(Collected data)
** start **

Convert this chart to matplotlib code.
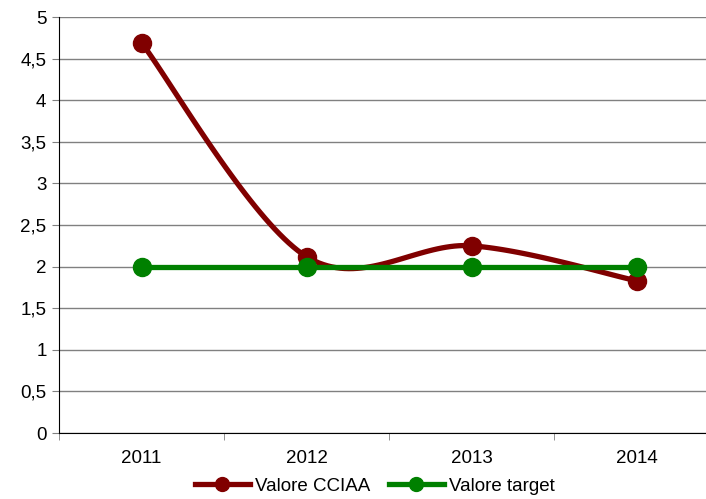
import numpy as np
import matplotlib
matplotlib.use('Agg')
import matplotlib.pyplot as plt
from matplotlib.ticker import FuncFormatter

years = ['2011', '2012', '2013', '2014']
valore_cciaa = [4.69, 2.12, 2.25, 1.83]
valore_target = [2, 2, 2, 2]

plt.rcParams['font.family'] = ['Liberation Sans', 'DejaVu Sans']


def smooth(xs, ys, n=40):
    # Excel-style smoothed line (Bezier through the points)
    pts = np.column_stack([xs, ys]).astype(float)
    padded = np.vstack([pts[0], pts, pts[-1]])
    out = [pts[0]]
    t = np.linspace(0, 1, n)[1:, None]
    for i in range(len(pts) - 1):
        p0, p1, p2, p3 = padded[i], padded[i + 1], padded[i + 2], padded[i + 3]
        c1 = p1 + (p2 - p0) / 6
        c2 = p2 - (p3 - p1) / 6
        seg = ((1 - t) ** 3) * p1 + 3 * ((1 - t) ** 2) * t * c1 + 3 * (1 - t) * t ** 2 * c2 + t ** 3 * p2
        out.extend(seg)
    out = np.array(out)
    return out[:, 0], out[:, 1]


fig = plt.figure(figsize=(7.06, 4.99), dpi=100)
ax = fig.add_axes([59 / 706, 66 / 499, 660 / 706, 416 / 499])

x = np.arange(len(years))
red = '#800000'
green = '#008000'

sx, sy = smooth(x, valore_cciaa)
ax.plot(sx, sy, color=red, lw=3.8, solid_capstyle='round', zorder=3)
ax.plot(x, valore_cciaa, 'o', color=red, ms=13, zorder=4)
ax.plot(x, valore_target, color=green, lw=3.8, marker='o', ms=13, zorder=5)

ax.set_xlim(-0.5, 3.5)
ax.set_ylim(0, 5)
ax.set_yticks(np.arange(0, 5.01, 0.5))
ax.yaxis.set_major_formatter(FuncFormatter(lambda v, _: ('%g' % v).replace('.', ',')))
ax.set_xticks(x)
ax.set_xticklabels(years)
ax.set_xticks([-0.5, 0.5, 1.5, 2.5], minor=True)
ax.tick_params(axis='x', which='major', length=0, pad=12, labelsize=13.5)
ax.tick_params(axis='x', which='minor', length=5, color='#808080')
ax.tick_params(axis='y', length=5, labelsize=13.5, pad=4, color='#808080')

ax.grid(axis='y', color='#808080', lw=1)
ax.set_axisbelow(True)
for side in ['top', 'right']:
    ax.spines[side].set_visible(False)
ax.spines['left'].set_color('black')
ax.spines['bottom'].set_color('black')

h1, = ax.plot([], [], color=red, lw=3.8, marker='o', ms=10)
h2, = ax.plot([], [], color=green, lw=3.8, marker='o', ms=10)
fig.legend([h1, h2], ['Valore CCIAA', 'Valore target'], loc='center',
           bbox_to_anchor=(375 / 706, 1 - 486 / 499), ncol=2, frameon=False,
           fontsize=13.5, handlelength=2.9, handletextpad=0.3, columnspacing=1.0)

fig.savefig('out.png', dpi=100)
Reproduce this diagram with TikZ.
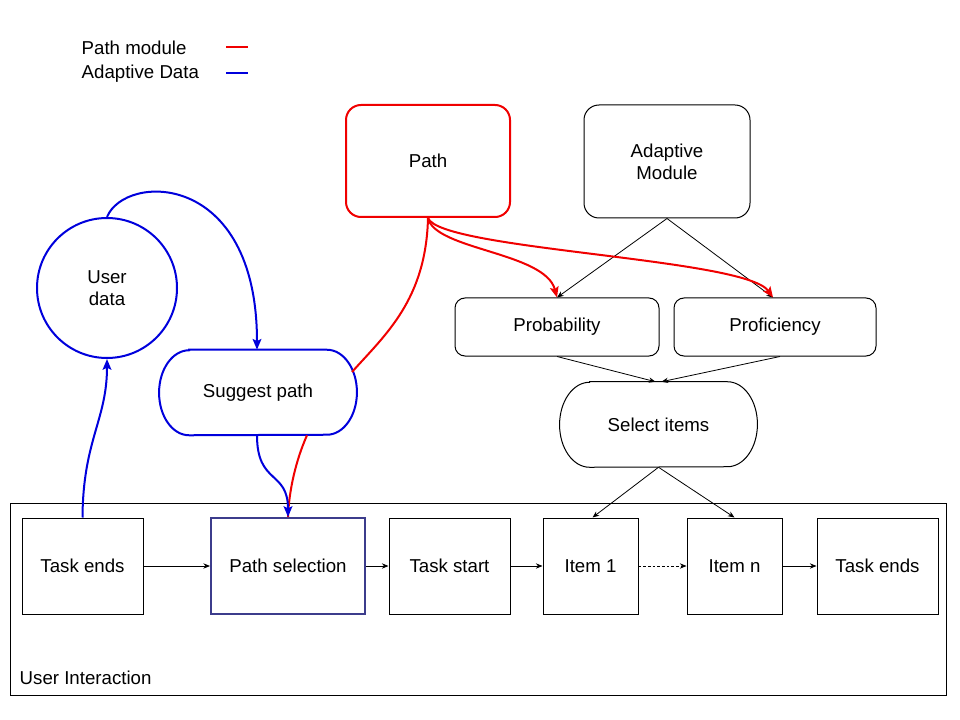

** end **
** start **

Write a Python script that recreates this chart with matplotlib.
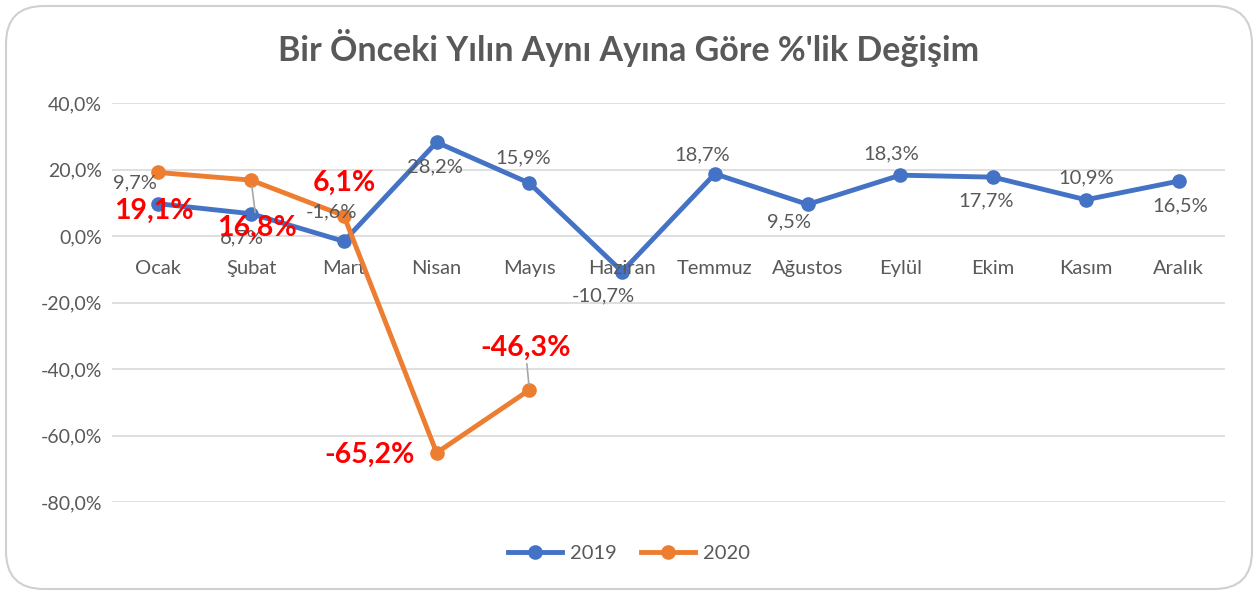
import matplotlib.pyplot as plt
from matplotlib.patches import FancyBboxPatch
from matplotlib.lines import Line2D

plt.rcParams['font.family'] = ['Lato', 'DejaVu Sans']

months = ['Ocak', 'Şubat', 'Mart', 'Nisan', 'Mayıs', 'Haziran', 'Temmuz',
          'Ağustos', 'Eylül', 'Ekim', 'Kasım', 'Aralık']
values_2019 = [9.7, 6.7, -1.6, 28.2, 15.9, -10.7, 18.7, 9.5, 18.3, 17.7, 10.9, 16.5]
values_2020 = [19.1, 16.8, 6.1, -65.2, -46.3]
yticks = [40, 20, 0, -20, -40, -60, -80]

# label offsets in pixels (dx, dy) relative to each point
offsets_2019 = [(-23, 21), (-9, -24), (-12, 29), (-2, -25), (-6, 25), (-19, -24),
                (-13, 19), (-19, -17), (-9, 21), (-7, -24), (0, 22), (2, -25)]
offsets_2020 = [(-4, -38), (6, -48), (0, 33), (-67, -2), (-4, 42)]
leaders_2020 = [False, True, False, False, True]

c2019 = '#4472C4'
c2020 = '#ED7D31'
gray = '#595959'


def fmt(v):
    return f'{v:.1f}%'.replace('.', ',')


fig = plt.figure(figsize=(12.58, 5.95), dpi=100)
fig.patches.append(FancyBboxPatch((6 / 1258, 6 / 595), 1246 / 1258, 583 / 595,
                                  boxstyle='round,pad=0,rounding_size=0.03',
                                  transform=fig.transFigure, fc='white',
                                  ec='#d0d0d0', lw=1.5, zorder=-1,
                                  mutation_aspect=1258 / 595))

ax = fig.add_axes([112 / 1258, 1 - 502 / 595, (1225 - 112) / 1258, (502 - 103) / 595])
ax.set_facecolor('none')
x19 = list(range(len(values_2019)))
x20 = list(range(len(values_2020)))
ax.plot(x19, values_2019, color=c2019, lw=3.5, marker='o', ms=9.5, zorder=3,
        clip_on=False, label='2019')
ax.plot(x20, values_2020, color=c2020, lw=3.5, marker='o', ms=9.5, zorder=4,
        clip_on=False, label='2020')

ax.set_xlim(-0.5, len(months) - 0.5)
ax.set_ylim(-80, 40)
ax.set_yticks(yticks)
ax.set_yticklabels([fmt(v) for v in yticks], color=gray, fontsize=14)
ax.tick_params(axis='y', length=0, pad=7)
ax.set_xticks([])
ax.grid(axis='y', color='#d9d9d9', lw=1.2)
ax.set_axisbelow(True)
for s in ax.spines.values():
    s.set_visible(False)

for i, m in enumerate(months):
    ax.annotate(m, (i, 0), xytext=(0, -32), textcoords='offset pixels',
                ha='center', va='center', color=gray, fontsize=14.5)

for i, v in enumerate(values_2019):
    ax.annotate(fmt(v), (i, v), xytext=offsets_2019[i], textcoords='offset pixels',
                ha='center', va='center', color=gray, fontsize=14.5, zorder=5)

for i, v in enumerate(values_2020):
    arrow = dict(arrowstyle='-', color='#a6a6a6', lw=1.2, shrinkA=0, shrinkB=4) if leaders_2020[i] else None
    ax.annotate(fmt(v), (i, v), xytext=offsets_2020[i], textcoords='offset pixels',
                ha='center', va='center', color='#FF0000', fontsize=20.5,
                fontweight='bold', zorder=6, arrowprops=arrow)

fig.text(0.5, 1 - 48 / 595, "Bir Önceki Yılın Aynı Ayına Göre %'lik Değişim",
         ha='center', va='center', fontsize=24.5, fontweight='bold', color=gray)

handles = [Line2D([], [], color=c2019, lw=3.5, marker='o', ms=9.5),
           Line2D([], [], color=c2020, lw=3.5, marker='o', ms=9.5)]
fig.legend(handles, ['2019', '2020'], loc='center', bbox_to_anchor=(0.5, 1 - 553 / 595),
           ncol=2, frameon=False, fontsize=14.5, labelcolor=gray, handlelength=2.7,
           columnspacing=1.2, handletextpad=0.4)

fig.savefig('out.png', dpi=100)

** end **
** start **

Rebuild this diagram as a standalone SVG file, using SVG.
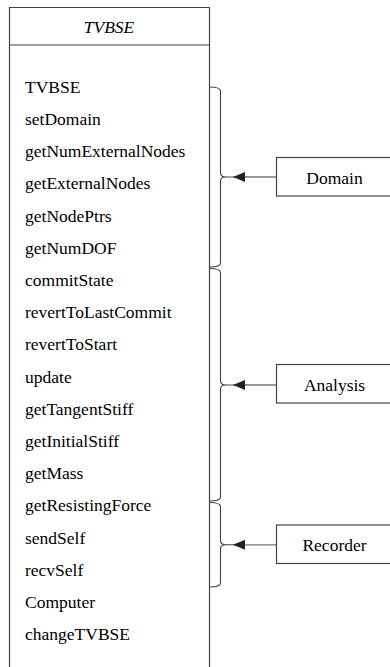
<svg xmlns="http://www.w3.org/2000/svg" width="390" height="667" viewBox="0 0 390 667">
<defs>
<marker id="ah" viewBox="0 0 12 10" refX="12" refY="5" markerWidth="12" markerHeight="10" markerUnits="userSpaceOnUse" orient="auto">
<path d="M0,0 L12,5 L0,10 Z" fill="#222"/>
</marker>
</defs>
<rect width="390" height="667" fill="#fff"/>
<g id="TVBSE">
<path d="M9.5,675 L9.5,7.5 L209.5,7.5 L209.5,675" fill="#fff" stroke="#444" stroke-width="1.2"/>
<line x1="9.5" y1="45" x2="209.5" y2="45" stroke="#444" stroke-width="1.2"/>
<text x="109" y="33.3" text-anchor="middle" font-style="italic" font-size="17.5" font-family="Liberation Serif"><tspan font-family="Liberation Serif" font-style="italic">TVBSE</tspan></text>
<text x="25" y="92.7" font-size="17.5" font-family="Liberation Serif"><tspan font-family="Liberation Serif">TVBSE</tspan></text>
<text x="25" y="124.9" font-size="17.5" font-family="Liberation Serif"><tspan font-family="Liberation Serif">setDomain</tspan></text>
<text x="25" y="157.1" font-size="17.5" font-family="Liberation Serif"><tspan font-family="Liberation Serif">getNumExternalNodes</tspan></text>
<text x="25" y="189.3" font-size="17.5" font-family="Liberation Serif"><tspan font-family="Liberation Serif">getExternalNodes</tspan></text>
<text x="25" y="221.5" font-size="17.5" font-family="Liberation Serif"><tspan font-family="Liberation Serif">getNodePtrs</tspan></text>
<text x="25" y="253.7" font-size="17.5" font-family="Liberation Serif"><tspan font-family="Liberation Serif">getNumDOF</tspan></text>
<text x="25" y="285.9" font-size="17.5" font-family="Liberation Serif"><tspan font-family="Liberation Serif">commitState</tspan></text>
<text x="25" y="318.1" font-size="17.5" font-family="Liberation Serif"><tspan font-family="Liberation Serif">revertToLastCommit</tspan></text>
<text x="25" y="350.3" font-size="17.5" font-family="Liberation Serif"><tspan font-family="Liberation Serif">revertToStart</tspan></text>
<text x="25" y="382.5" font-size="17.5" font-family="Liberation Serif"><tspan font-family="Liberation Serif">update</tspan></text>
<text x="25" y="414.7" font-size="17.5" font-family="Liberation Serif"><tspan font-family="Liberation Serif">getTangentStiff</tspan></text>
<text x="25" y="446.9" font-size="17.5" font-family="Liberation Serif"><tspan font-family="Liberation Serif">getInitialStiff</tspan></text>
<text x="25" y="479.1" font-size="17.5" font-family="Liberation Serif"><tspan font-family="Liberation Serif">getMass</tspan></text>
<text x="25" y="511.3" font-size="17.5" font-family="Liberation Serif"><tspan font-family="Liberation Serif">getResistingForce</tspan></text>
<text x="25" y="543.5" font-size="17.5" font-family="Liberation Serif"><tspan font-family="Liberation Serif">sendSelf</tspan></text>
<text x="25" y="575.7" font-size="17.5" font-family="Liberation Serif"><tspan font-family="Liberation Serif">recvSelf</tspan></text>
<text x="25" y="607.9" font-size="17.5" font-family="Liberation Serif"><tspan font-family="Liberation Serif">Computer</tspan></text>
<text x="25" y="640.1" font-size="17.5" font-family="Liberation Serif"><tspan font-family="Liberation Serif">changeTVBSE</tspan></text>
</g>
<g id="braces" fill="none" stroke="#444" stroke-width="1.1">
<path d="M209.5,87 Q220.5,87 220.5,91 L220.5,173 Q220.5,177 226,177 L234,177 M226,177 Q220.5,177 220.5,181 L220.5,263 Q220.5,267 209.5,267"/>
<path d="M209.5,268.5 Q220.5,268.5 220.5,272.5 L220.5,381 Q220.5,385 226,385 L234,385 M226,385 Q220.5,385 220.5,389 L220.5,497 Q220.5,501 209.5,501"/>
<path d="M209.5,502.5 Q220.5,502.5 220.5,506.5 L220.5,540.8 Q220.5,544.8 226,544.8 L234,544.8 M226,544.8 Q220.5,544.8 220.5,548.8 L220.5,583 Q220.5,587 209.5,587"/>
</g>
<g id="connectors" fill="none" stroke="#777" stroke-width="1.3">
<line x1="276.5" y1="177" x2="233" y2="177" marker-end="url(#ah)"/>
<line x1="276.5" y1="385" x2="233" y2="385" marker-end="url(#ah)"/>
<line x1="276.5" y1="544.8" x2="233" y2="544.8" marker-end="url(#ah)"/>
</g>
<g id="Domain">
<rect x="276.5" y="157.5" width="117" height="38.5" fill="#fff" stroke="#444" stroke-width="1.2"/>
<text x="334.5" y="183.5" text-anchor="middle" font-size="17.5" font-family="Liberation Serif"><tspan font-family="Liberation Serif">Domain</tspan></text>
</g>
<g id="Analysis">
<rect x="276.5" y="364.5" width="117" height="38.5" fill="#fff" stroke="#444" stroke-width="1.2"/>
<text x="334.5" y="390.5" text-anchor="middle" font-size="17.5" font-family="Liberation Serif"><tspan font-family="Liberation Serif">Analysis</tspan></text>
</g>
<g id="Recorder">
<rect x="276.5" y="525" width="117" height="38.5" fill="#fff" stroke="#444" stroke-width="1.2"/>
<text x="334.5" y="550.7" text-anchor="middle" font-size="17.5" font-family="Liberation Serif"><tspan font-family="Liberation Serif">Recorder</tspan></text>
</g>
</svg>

** end **

▶ [What you need to do]:
Leaving the pictures out, write out exactly the lines from the line containing "Convert this chart to matplotlib code." through the line containing "valore_target = [2, 2, 2, 2]", both included.

▶ [Final answer]:
Convert this chart to matplotlib code.
import numpy as np
import matplotlib
matplotlib.use('Agg')
import matplotlib.pyplot as plt
from matplotlib.ticker import FuncFormatter

years = ['2011', '2012', '2013', '2014']
valore_cciaa = [4.69, 2.12, 2.25, 1.83]
valore_target = [2, 2, 2, 2]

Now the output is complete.